With regard to carry forward of input tax credit under the State Goods and Services Tax Act (hereinafter known as the SGST Act), Form GST TRAN-1 shall specify separately—

(i) the value of claims under section 3 i.e., Form-C, sub-section (3) of section 5 i.e., Form-H, sections 6 and 6A i.e., Form-E & F and sub-section (8) of section 8 of the Central Sales Tax Act 1956 i.e., Form-I & J made by the applicant and

(ii) the serial number and value of declarations in Forms C and/or F and Certificates in Forms E and/or H or Form I specified in rule 12 of the Central Sales Tax (Registration and Turnover) Rules, 1957 submitted by the applicant in support of the claims referred to in sub-clause (i) above.
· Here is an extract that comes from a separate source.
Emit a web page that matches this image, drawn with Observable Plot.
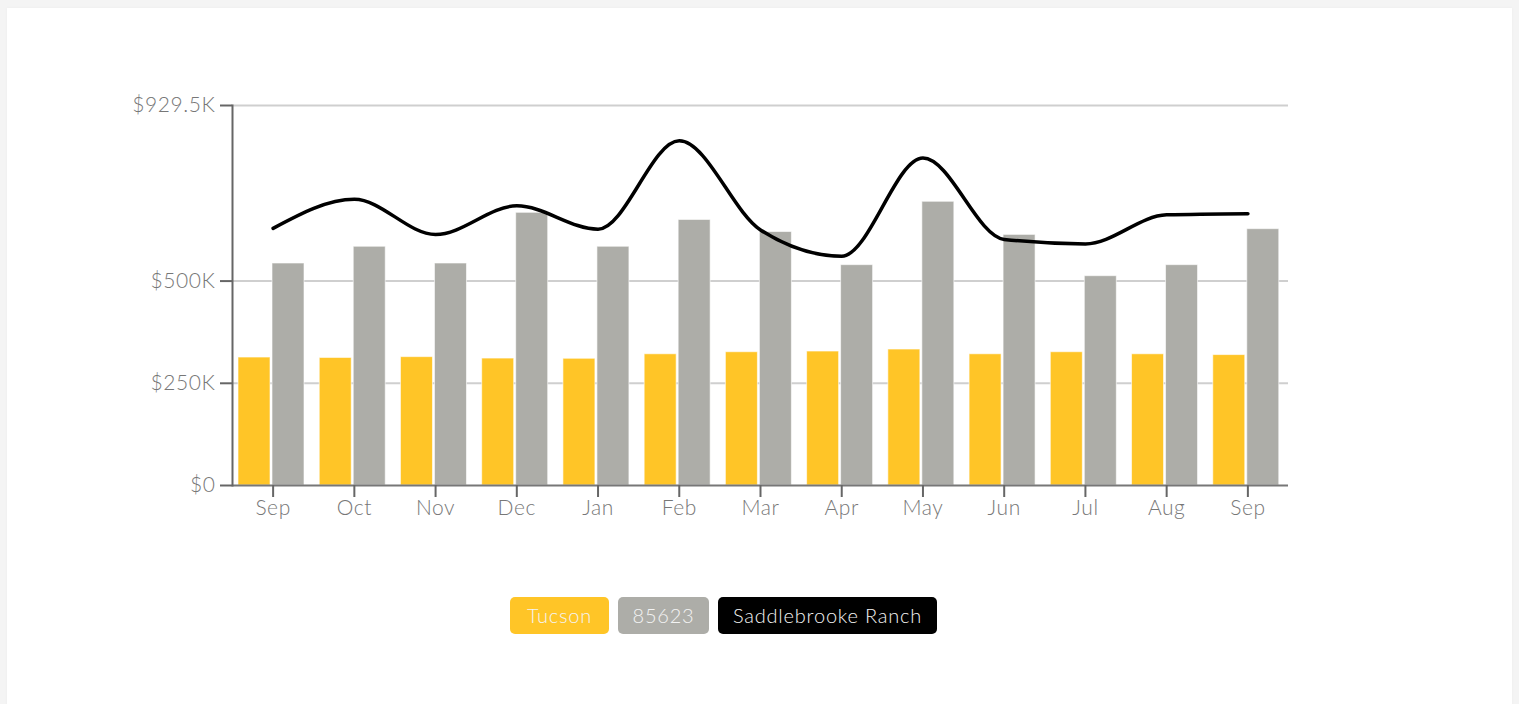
<!DOCTYPE html>
<html><head><meta charset="utf-8">
<script src="https://cdn.jsdelivr.net/npm/d3@7"></script>
<script src="https://cdn.jsdelivr.net/npm/@observablehq/plot@0.6"></script>
<style>
body{margin:0;background:#f4f4f4;font-family:Lato,"Open Sans",sans-serif;overflow:hidden;}
#panel{position:absolute;left:7px;top:8px;width:1505px;height:720px;background:#fff;box-shadow:0 0 3px rgba(0,0,0,0.04);}
#chart{position:absolute;left:0;top:0;}
#chart text{letter-spacing:0.6px;}
#legend{position:absolute;left:503px;top:589px;display:flex;gap:9px;}
.item{height:37px;line-height:37px;text-align:center;border-radius:5px;color:#f4f4f4;font-size:20px;font-weight:300;letter-spacing:0.8px;}
</style></head><body>
<div id="panel"><div id="chart"></div><div id="legend"></div></div>
<script>
const months = ["Sep","Oct","Nov","Dec","Jan","Feb","Mar","Apr","May","Jun","Jul","Aug","Sep"];
const tucson = [313000,312000,314000,310500,310000,321000,326000,327700,332600,321000,326000,321000,319000];
const zip85623 = [543000,584000,543000,667000,584000,649500,620000,539000,694000,613000,512000,539000,627000];
const ranch = [629000,700000,614000,684000,627000,843000,625000,561000,801000,602000,591000,662000,665000];
const yTicks = [0,250000,500000,929500];
const yTickLabels = ["$0","$250K","$500K","$929.5K"];
const seriesNames = ["Tucson","85623","Saddlebrooke Ranch"];
const seriesColors = ["#FFC527","#ADADA8","#000000"];
const legendWidths = [99,91,219];

const data = months.map((m,i)=>({i, month:m, tucson:tucson[i], zip:zip85623[i], ranch:ranch[i]}));

const W = 1505, H = 540, mL = 225, mR = 224, mT = 97, mB = 63;
const bw = (W - mL - mR) / months.length;
const barW = 32, gapOuter = 6, gapInner = 2;

const fontStyle = {fontSize: 21, fontFamily: "Lato, 'Open Sans', sans-serif", fontWeight: 300};

const chart = Plot.plot({
  width: W, height: H,
  marginLeft: mL, marginRight: mR, marginTop: mT, marginBottom: mB,
  style: {background: "transparent", overflow: "visible"},
  x: {type: "band", domain: d3.range(months.length), padding: 0, round: false},
  y: {domain: [0, 929500]},
  marks: [
    Plot.gridY(yTicks.slice(1), {stroke: "#cfcfcf", strokeOpacity: 1, strokeWidth: 2}),
    Plot.barY(data, {x: "i", y: "tucson", fill: seriesColors[0], stroke: "#fff", strokeOpacity: 0.6, strokeWidth: 1,
      insetLeft: gapOuter, insetRight: bw - gapOuter - barW}),
    Plot.barY(data, {x: "i", y: "zip", fill: seriesColors[1], stroke: "#fff", strokeOpacity: 0.6, strokeWidth: 1,
      insetLeft: gapOuter + barW + gapInner, insetRight: bw - gapOuter - 2*barW - gapInner}),
    Plot.lineY(data, {x: "i", y: "ranch", curve: "monotone-x", stroke: seriesColors[2], strokeWidth: 3.5}),
    Plot.ruleY([0], {stroke: "#777", strokeWidth: 2}),
    Plot.frame({anchor: "left", stroke: "#666", strokeWidth: 2}),
    Plot.axisY(yTicks, {tickFormat: (d,i) => yTickLabels[yTicks.indexOf(d)], tickSize: 12, tickPadding: 5,
      stroke: "#666", strokeWidth: 2, fill: "#777", label: null, ...fontStyle}),
    Plot.axisX({tickFormat: i => months[i], tickSize: 12, tickPadding: 3,
      stroke: "#666", strokeWidth: 2, fill: "#777", label: null, ...fontStyle})
  ]
});
document.getElementById("chart").appendChild(chart);

const legend = document.getElementById("legend");
seriesNames.forEach((n,k)=>{
  const d = document.createElement("div");
  d.className = "item";
  d.style.background = seriesColors[k];
  d.style.width = legendWidths[k] + "px";
  d.textContent = n;
  legend.appendChild(d);
});
</script>
</body></html>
2. Credit of unavailed CENVAT credit in respect of capital goods not carried forward in a return under existing law

Section 140(2): A registered person, other than a person opting to pay tax under section 10, shall be entitled to take, in his electronic credit ledger, credit of the unavailed CENVAT credit in respect of capital goods, not carried forward in a return, furnished under the existing law by him, for the period ending with the day immediately preceding the appointed day in such manner as may be prescribed:

Provided that the registered person shall not be allowed to take credit unless the said credit was admissible as CENVAT credit under the existing law and is also admissible as input tax credit under this Act:

Explanation- For the purposes of this section, the expression "unavailed cenvat credit" means the amount that remains after subtracting the amount of CENVAT credit already availed in respect of capital goods by the taxable person under the existing law from the aggregate amount of CENVAT credit to which the said person was entitled in respect of the said capital goods under the existing law.